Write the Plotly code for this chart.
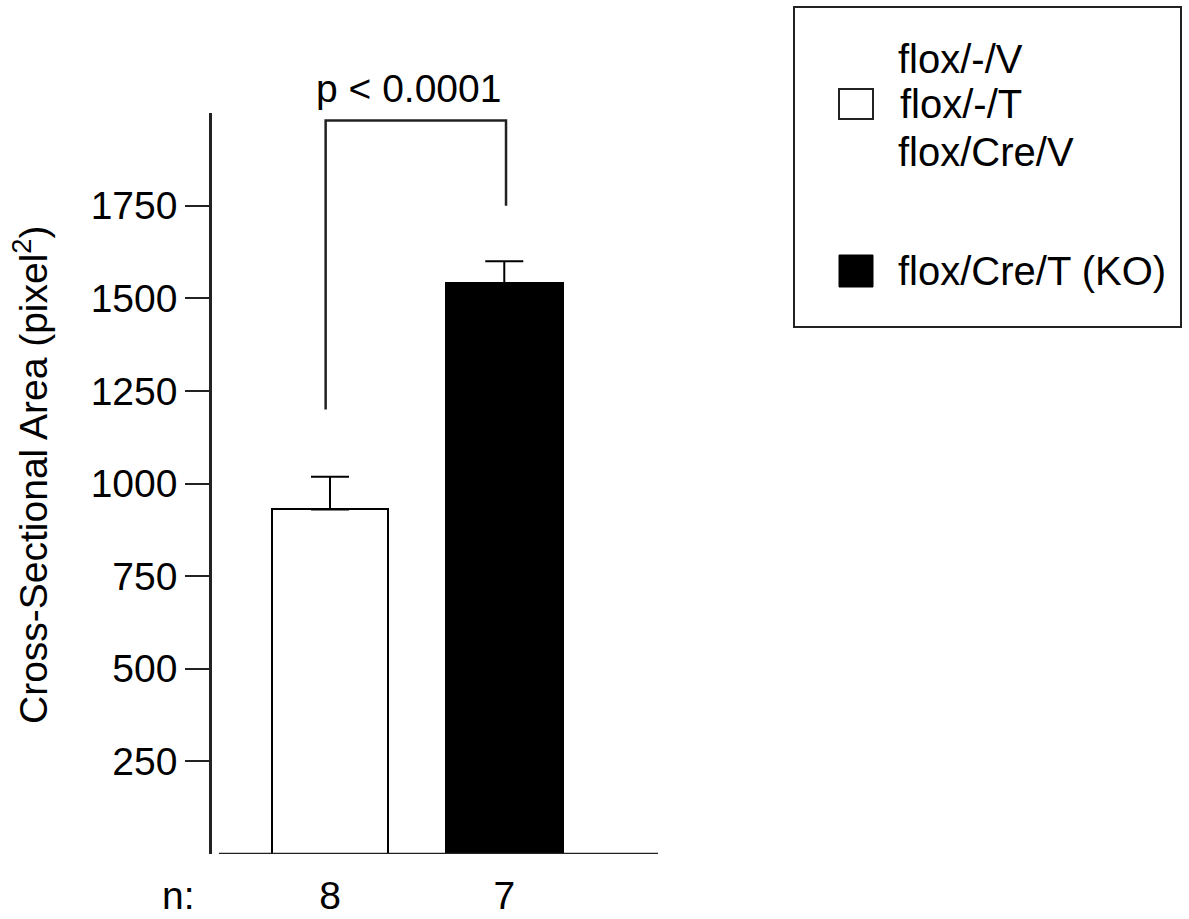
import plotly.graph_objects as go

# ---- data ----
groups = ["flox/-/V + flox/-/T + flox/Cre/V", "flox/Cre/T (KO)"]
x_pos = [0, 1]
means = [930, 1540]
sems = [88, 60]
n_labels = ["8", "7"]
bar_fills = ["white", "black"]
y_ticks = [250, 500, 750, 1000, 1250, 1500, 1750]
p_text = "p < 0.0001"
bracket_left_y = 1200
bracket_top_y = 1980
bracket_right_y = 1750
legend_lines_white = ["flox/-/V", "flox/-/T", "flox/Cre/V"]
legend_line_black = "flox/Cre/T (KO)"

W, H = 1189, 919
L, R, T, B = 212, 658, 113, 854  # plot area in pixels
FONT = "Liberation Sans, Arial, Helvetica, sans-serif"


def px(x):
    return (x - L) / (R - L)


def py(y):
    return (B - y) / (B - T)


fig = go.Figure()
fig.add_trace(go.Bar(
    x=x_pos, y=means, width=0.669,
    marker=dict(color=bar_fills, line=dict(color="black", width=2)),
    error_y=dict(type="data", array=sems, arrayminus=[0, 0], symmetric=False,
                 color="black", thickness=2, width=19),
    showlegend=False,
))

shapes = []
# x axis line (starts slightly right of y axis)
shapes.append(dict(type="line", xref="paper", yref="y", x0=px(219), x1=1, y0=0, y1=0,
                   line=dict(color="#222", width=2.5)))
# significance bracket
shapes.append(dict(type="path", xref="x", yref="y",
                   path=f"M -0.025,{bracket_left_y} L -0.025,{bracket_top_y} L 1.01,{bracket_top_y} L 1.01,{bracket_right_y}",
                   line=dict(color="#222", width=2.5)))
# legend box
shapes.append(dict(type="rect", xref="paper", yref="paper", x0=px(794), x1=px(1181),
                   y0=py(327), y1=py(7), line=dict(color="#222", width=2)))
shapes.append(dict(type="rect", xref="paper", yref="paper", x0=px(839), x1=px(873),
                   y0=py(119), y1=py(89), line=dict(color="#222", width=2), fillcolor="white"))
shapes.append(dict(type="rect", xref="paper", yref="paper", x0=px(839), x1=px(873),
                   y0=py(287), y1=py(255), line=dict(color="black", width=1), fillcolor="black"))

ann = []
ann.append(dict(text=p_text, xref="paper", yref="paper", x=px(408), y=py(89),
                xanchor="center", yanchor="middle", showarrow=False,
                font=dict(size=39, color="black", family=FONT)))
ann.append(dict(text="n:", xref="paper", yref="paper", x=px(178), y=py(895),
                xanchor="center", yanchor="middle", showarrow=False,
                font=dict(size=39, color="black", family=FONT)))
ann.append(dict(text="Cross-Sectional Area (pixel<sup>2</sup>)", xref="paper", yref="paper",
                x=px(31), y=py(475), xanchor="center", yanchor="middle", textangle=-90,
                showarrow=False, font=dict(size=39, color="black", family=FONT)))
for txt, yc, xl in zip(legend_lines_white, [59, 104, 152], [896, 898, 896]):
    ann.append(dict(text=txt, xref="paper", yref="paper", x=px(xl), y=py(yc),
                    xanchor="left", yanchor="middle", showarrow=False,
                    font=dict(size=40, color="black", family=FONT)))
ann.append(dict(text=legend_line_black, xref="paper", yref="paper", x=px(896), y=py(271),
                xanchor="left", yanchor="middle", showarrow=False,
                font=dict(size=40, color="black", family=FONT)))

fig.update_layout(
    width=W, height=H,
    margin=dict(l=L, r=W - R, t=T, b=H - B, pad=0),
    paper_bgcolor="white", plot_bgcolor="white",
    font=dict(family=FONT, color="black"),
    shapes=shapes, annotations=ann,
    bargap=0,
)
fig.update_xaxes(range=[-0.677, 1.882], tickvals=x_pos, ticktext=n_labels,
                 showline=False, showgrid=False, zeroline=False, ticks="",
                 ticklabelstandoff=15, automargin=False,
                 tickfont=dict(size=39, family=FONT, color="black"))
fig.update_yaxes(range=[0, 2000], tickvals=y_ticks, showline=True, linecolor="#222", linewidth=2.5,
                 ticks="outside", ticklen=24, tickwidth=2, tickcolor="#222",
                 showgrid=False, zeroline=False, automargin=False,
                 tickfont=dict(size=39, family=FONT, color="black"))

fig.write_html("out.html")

● ● ● ● ● ● ●

→ Exercise details
Make an exact copy of the data, leaving its pictures out.

→ Solution to this problem
Write the Plotly code for this chart.
import plotly.graph_objects as go

# ---- data ----
groups = ["flox/-/V + flox/-/T + flox/Cre/V", "flox/Cre/T (KO)"]
x_pos = [0, 1]
means = [930, 1540]
sems = [88, 60]
n_labels = ["8", "7"]
bar_fills = ["white", "black"]
y_ticks = [250, 500, 750, 1000, 1250, 1500, 1750]
p_text = "p < 0.0001"
bracket_left_y = 1200
bracket_top_y = 1980
bracket_right_y = 1750
legend_lines_white = ["flox/-/V", "flox/-/T", "flox/Cre/V"]
legend_line_black = "flox/Cre/T (KO)"

W, H = 1189, 919
L, R, T, B = 212, 658, 113, 854  # plot area in pixels
FONT = "Liberation Sans, Arial, Helvetica, sans-serif"


def px(x):
    return (x - L) / (R - L)


def py(y):
    return (B - y) / (B - T)


fig = go.Figure()
fig.add_trace(go.Bar(
    x=x_pos, y=means, width=0.669,
    marker=dict(color=bar_fills, line=dict(color="black", width=2)),
    error_y=dict(type="data", array=sems, arrayminus=[0, 0], symmetric=False,
                 color="black", thickness=2, width=19),
    showlegend=False,
))

shapes = []
# x axis line (starts slightly right of y axis)
shapes.append(dict(type="line", xref="paper", yref="y", x0=px(219), x1=1, y0=0, y1=0,
                   line=dict(color="#222", width=2.5)))
# significance bracket
shapes.append(dict(type="path", xref="x", yref="y",
                   path=f"M -0.025,{bracket_left_y} L -0.025,{bracket_top_y} L 1.01,{bracket_top_y} L 1.01,{bracket_right_y}",
                   line=dict(color="#222", width=2.5)))
# legend box
shapes.append(dict(type="rect", xref="paper", yref="paper", x0=px(794), x1=px(1181),
                   y0=py(327), y1=py(7), line=dict(color="#222", width=2)))
shapes.append(dict(type="rect", xref="paper", yref="paper", x0=px(839), x1=px(873),
                   y0=py(119), y1=py(89), line=dict(color="#222", width=2), fillcolor="white"))
shapes.append(dict(type="rect", xref="paper", yref="paper", x0=px(839), x1=px(873),
                   y0=py(287), y1=py(255), line=dict(color="black", width=1), fillcolor="black"))

ann = []
ann.append(dict(text=p_text, xref="paper", yref="paper", x=px(408), y=py(89),
                xanchor="center", yanchor="middle", showarrow=False,
                font=dict(size=39, color="black", family=FONT)))
ann.append(dict(text="n:", xref="paper", yref="paper", x=px(178), y=py(895),
                xanchor="center", yanchor="middle", showarrow=False,
                font=dict(size=39, color="black", family=FONT)))
ann.append(dict(text="Cross-Sectional Area (pixel<sup>2</sup>)", xref="paper", yref="paper",
                x=px(31), y=py(475), xanchor="center", yanchor="middle", textangle=-90,
                showarrow=False, font=dict(size=39, color="black", family=FONT)))
for txt, yc, xl in zip(legend_lines_white, [59, 104, 152], [896, 898, 896]):
    ann.append(dict(text=txt, xref="paper", yref="paper", x=px(xl), y=py(yc),
                    xanchor="left", yanchor="middle", showarrow=False,
                    font=dict(size=40, color="black", family=FONT)))
ann.append(dict(text=legend_line_black, xref="paper", yref="paper", x=px(896), y=py(271),
                xanchor="left", yanchor="middle", showarrow=False,
                font=dict(size=40, color="black", family=FONT)))

fig.update_layout(
    width=W, height=H,
    margin=dict(l=L, r=W - R, t=T, b=H - B, pad=0),
    paper_bgcolor="white", plot_bgcolor="white",
    font=dict(family=FONT, color="black"),
    shapes=shapes, annotations=ann,
    bargap=0,
)
fig.update_xaxes(range=[-0.677, 1.882], tickvals=x_pos, ticktext=n_labels,
                 showline=False, showgrid=False, zeroline=False, ticks="",
                 ticklabelstandoff=15, automargin=False,
                 tickfont=dict(size=39, family=FONT, color="black"))
fig.update_yaxes(range=[0, 2000], tickvals=y_ticks, showline=True, linecolor="#222", linewidth=2.5,
                 ticks="outside", ticklen=24, tickwidth=2, tickcolor="#222",
                 showgrid=False, zeroline=False, automargin=False,
                 tickfont=dict(size=39, family=FONT, color="black"))

fig.write_html("out.html")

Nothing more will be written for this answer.